Masha Gessen wrote a fascinating article in the New Yorker about Barcelona’s new experiment with local democracy known as municipalism. Take a look at this excerpt:
Barcelona City Hall looks like it’s been occupied by protesters. A banner over the entrance to the fourteenth-century building reads, in Catalan, “Free Political Prisoners”—a reference to Catalan pro-independence activists, some of whom have been prosecuted while others were forced into exile by the national government in Madrid. The banner was placed here by the city government, which is indeed run by protesters: the ruling coalition of Mayor Ada Colau has its roots in the Indignados, the anti-austerity movement that’s often referred to as Spain’s precursor to Occupy Wall Street. (Colau is not herself a supporter of Catalan independence; more on that later.)

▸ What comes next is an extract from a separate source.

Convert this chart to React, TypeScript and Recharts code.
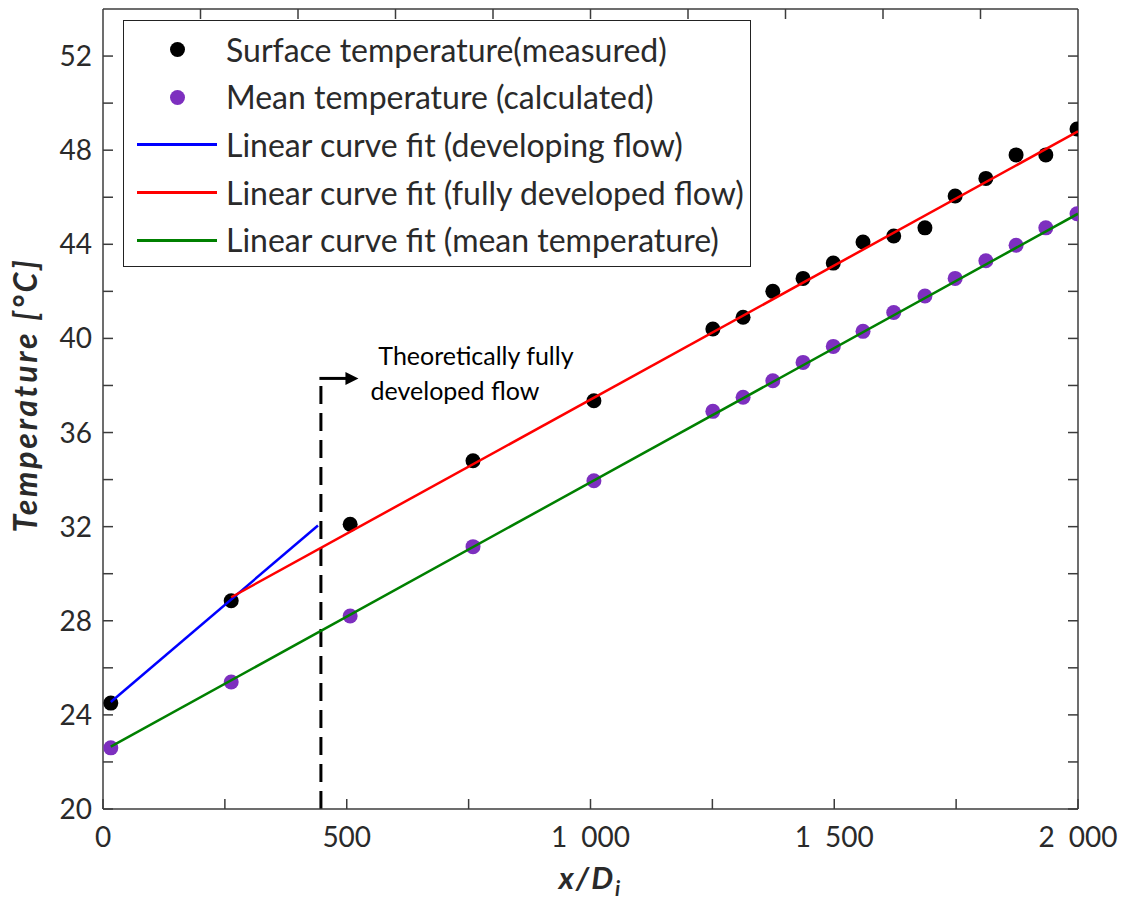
import React from 'react';
import {
  ComposedChart,
  XAxis,
  YAxis,
  Scatter,
  Line,
  ReferenceLine,
  ReferenceDot,
  Legend,
} from 'recharts';

// Axial positions x/Di of the thermocouple stations
const stations = [16, 263, 507, 759, 1007, 1251, 1313, 1374, 1436, 1498, 1559, 1622, 1686, 1748, 1811, 1873, 1934, 1998];
// Measured surface temperature [°C]
const surfaceTemp = [24.5, 28.85, 32.1, 34.8, 37.35, 40.4, 40.9, 42.0, 42.55, 43.2, 44.1, 44.35, 44.7, 46.05, 46.8, 47.8, 47.8, 48.9];
// Calculated mean fluid temperature [°C]
const meanTemp = [22.6, 25.4, 28.2, 31.15, 33.95, 36.9, 37.5, 38.2, 38.98, 39.66, 40.3, 41.1, 41.8, 42.55, 43.3, 43.96, 44.7, 45.3];

// Linear fits: end points (x, T)
const developingFitX = [16, 441];
const developingFitT = [24.55, 32.05];
const developedFitX = [263, 2000];
const developedFitT = [29.0, 48.8];
const meanFitX = [16, 2000];
const meanFitT = [22.65, 45.3];

// Start of theoretically fully developed flow
const entryLength = 447;
const entryMarkerTop = 38.3;
const arrowEndX = 524;

// Axis ticks
const xTicks = [0, 250, 500, 750, 1000, 1250, 1500, 1750, 2000];
const xTopTicks = [200, 400, 600, 800, 1000, 1200, 1400, 1600, 1800];
const yTicks = [20, 22, 24, 26, 28, 30, 32, 34, 36, 38, 40, 42, 44, 46, 48, 50, 52];

const legendItems = [
  { name: 'Surface temperature(measured)', color: '#000000', kind: 'dot' },
  { name: 'Mean temperature (calculated)', color: '#7d2fbf', kind: 'dot' },
  { name: 'Linear curve fit (developing flow)', color: '#0000ff', kind: 'line' },
  { name: 'Linear curve fit (fully developed flow)', color: '#ff0000', kind: 'line' },
  { name: 'Linear curve fit (mean temperature)', color: '#008000', kind: 'line' },
];

const surfaceData = stations.map((x, i) => ({ x, t: surfaceTemp[i] }));
const meanData = stations.map((x, i) => ({ x, t: meanTemp[i] }));
const developingData = developingFitX.map((x, i) => ({ x, t: developingFitT[i] }));
const developedData = developedFitX.map((x, i) => ({ x, t: developedFitT[i] }));
const meanFitData = meanFitX.map((x, i) => ({ x, t: meanFitT[i] }));

const FONT = 'Lato, "Open Sans", sans-serif';
const TEXT = '#2a2a2a';
const AXIS = '#3c3c3c';
const TICK_LEN = 10;
const LABEL_SIZE = 28;

// thousands separated by an en space: 1 000, 1 500 ...
const fmtThousands = (v: number) => {
  const s = String(v);
  return s.length > 3 ? s.slice(0, s.length - 3) + '\u2002' + s.slice(-3) : s;
};

const LeftTick = (props: any) => {
  const { x, y, payload } = props;
  const v = payload.value;
  return (
    <g>
      <line x1={x} x2={x + TICK_LEN} y1={y} y2={y} stroke={AXIS} strokeWidth={1.5} />
      {v % 4 === 0 && (
        <text x={x - 11} y={y} dy="0.36em" textAnchor="end" fontFamily={FONT} fontSize={LABEL_SIZE} fill={TEXT}>
          {v}
        </text>
      )}
    </g>
  );
};

const RightTick = (props: any) => {
  const { x, y } = props;
  return <line x1={x - TICK_LEN} x2={x} y1={y} y2={y} stroke={AXIS} strokeWidth={1.5} />;
};

const BottomTick = (props: any) => {
  const { x, y, payload } = props;
  const v = payload.value;
  return (
    <g>
      <line x1={x} x2={x} y1={y - TICK_LEN} y2={y} stroke={AXIS} strokeWidth={1.5} />
      {v % 500 === 0 && (
        <text x={x} y={y + 38} textAnchor="middle" fontFamily={FONT} fontSize={LABEL_SIZE} fill={TEXT}>
          {fmtThousands(v)}
        </text>
      )}
    </g>
  );
};

const TopTick = (props: any) => {
  const { x, y } = props;
  return <line x1={x} x2={x} y1={y} y2={y + TICK_LEN} stroke={AXIS} strokeWidth={1.5} />;
};

const XTitle = (props: any) => {
  const { viewBox } = props;
  const cx = viewBox.x + viewBox.width / 2;
  return (
    <text
      x={cx}
      y={viewBox.y + 80}
      textAnchor="middle"
      fontFamily={FONT}
      fontSize={31}
      letterSpacing={2}
      fontWeight="bold"
      fontStyle="italic"
      fill={TEXT}
    >
      x/D
      <tspan fontSize={21} dy={7}>i</tspan>
    </text>
  );
};

const YTitle = (props: any) => {
  const { viewBox } = props;
  const cx = 26;
  const cy = viewBox.y + viewBox.height / 2 - 14;
  return (
    <text
      x={cx}
      y={cy}
      transform={`rotate(-90 ${cx} ${cy})`}
      textAnchor="middle"
      dy="0.35em"
      fontFamily={FONT}
      fontSize={32}
      letterSpacing={2.8}
      fontWeight="bold"
      fontStyle="italic"
      fill={TEXT}
    >
      Temperature [°C]
    </text>
  );
};

const dotShape = (color: string) => (p: any) => <circle cx={p.cx} cy={p.cy} r={7.5} fill={color} />;

const ArrowShape = (props: any) => {
  const { x1, y1, x2, y2 } = props;
  return (
    <g>
      <line x1={x1 - 1.5} y1={y1} x2={x2 - 8} y2={y2} stroke="#000" strokeWidth={3} />
      <polygon points={`${x2},${y2} ${x2 - 13},${y2 - 6.5} ${x2 - 13},${y2 + 6.5}`} fill="#000" />
    </g>
  );
};

const AnnotationLabel = (props: any) => {
  const { viewBox } = props;
  const x = viewBox.cx ?? viewBox.x;
  const y = viewBox.cy ?? viewBox.y;
  return (
    <text fontFamily={FONT} fontSize={25} fill="#000" textAnchor="middle">
      <tspan x={x} y={y}>Theoretically fully</tspan>
      <tspan x={x - 21} dy={35}>developed flow</tspan>
    </text>
  );
};

const LegendBox = () => (
  <div
    style={{
      border: '1.5px solid #222',
      background: '#fff',
      width: 628,
      height: 247,
      boxSizing: 'border-box',
      paddingTop: 5,
      fontFamily: FONT,
    }}
  >
    {legendItems.map((item) => (
      <div key={item.name} style={{ display: 'flex', alignItems: 'center', height: 47.6 }}>
        <div style={{ width: 102, display: 'flex', justifyContent: 'center', alignItems: 'center' }}>
          {item.kind === 'dot' ? (
            <span style={{ width: 15, height: 15, borderRadius: '50%', background: item.color, display: 'inline-block', marginLeft: 4 }} />
          ) : (
            <span style={{ width: 80, height: 3, background: item.color, display: 'inline-block', marginLeft: 4 }} />
          )}
        </div>
        <span style={{ fontSize: 32, color: TEXT, whiteSpace: 'nowrap', lineHeight: 1 }}>{item.name}</span>
      </div>
    ))}
  </div>
);

export default function App() {
  return (
    <div style={{ position: 'absolute', left: 0, top: 0, background: '#fff' }}>
      <ComposedChart width={1128} height={901} margin={{ top: 4, right: 40, bottom: 32, left: 13 }}>
        <XAxis
          xAxisId="bottom"
          dataKey="x"
          type="number"
          domain={[0, 2000]}
          ticks={xTicks}
          allowDataOverflow
          orientation="bottom"
          height={60}
          tickSize={0}
          tickMargin={0}
          tickLine={false}
          axisLine={{ stroke: AXIS, strokeWidth: 1.5 }}
          tick={<BottomTick />}
          interval={0}
          label={<XTitle />}
        />
        <XAxis
          xAxisId="top"
          dataKey="x"
          type="number"
          domain={[0, 2000]}
          ticks={xTopTicks}
          allowDataOverflow
          orientation="top"
          height={5}
          tickSize={0}
          tickMargin={0}
          tickLine={false}
          axisLine={{ stroke: AXIS, strokeWidth: 1.5 }}
          tick={<TopTick />}
          interval={0}
        />
        <YAxis
          yAxisId="left"
          type="number"
          domain={[20, 54]}
          ticks={yTicks}
          allowDataOverflow
          orientation="left"
          width={90}
          tickSize={0}
          tickMargin={0}
          tickLine={false}
          axisLine={{ stroke: AXIS, strokeWidth: 1.5 }}
          tick={<LeftTick />}
          interval={0}
          label={<YTitle />}
        />
        <YAxis
          yAxisId="right"
          type="number"
          domain={[20, 54]}
          ticks={yTicks}
          allowDataOverflow
          orientation="right"
          width={10}
          tickSize={0}
          tickMargin={0}
          tickLine={false}
          axisLine={{ stroke: AXIS, strokeWidth: 1.5 }}
          tick={<RightTick />}
          interval={0}
        />

        <Scatter
          name="Surface temperature(measured)"
          data={surfaceData}
          dataKey="t"
          xAxisId="bottom"
          yAxisId="left"
          fill="#000"
          shape={dotShape('#000000')}
          isAnimationActive={false}
        />
        <Scatter
          name="Mean temperature (calculated)"
          data={meanData}
          dataKey="t"
          xAxisId="bottom"
          yAxisId="left"
          fill="#7d2fbf"
          shape={dotShape('#7d2fbf')}
          isAnimationActive={false}
        />
        <Line
          name="Linear curve fit (developing flow)"
          data={developingData}
          dataKey="t"
          xAxisId="bottom"
          yAxisId="left"
          type="linear"
          stroke="#0000ff"
          strokeWidth={2.5}
          dot={false}
          activeDot={false}
          zIndex={700}
          isAnimationActive={false}
        />
        <Line
          name="Linear curve fit (fully developed flow)"
          data={developedData}
          dataKey="t"
          xAxisId="bottom"
          yAxisId="left"
          type="linear"
          stroke="#ff0000"
          strokeWidth={2.5}
          dot={false}
          activeDot={false}
          zIndex={700}
          isAnimationActive={false}
        />
        <Line
          name="Linear curve fit (mean temperature)"
          data={meanFitData}
          dataKey="t"
          xAxisId="bottom"
          yAxisId="left"
          type="linear"
          stroke="#008000"
          strokeWidth={2.5}
          dot={false}
          activeDot={false}
          zIndex={700}
          isAnimationActive={false}
        />

        <ReferenceLine
          xAxisId="bottom"
          yAxisId="left"
          segment={[
            { x: entryLength, y: 20 },
            { x: entryLength, y: entryMarkerTop },
          ]}
          stroke="#000"
          strokeWidth={3}
          strokeDasharray="18 9"
          ifOverflow="extendDomain"
        />
        <ReferenceLine
          xAxisId="bottom"
          yAxisId="left"
          segment={[
            { x: entryLength, y: entryMarkerTop },
            { x: arrowEndX, y: entryMarkerTop },
          ]}
          shape={<ArrowShape />}
        />
        <ReferenceDot
          xAxisId="bottom"
          yAxisId="left"
          x={765}
          y={38.85}
          r={0}
          fill="none"
          stroke="none"
          label={<AnnotationLabel />}
        />

        <Legend
          layout="vertical"
          align="center"
          verticalAlign="middle"
          content={<LegendBox />}
          wrapperStyle={{ left: 123, top: 20, width: 'auto', height: 'auto' }}
        />
      </ComposedChart>
    </div>
  );
}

Barcelona is the heart of a new global political phenomenon known as municipalism. Last weekend, municipalist activists from North America, Europe, and Africa met in New York City for the third Fearless Cities summit. (The first took place in Barcelona, last year, and this summer there were summits in Warsaw and New York on subsequent weekends in July.) Municipalism is hard to define, intentionally so. Municipalist activists aim to break the bounds of traditional party politics and challenge institutional politics as they currently exist, making the language of party and institutional politics a priori insufficient for describing them.